For this reason, same-sex couples and opposite-sex couples are not similarly situated, since conjugal union is literally impossible between persons of the same sex. To put it another way: sterility is a privation of conjugality, whereas the absence of conjugality is the privation of nothing. All same-sex couples, whether or not they are romantically involved and regardless of their sexual orientation, are as “sterile” as the Pietà is “blind.”
Lee and George, of course, are not suggesting that the partners in a same-sex relationship cannot experience deep romantic love for one another. Their point here is quite modest: to explore, with a level of philosophical sophistication, the nature of marriage. The nature of romantic love and its varieties, whether same-sex or otherwise, is a separate, though important, topic.
Not Sentiment, Prejudice, or Tradition
Chapter four addresses the moral status of non-marital sexual acts, such as fornication, sodomy, masturbation, bestiality, and incest. Not surprisingly, Lee and George conclude that these acts are all immoral, largely based on the nature of the marital norms defended in chapter three.

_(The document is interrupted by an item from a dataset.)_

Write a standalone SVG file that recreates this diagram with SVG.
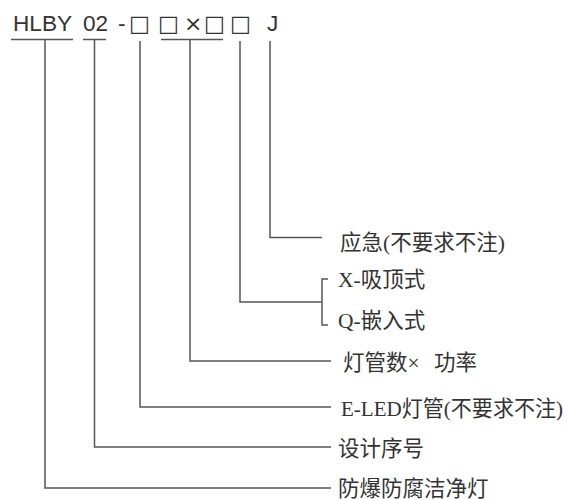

Given the degree to which our culture has become increasingly permissive on sexual matters, this chapter may surprise those who have been led to believe that there are no actual arguments in defense of what was once called “traditional morality.” In an age in which that morality is not so much addressed as it is ridiculed, this chapter shows why ridicule is the chosen instrument of critique by a sizable segment of the popular culture: the best arguments for traditional morality are sophisticated and require a rarely practiced measure of sustained and careful attention if one hopes to criticize them with any modicum of intellectual integrity.
The book’s final chapter (“Marriage and the Law”) concerns questions about what view of marriage should be reflected in our laws. Lee and George argue that because conjugal marriage is uniquely real marriage, it would be unjust for the law to say otherwise. This chapter includes rebuttals to several arguments for the legal recognition of same-sex relationships as marriages. For this reason, Lee and George often return to points established earlier in the book and apply them to the legal debate.
Because the case for conjugal marriage is often portrayed by many, including some who sit on the federal bench, as devoid of any rational justification whatsoever, Conjugal Union is an important contribution to the literature. Even if you find yourself disagreeing with the authors on some points, as I have, they have nevertheless clearly established that the case for conjugal marriage is not merely based on some irrational prejudice or sentimental appeal to tradition—as the case is sometimes depicted by those who should know better—but rather, on a series of sophisticated arguments that deserve to be answered.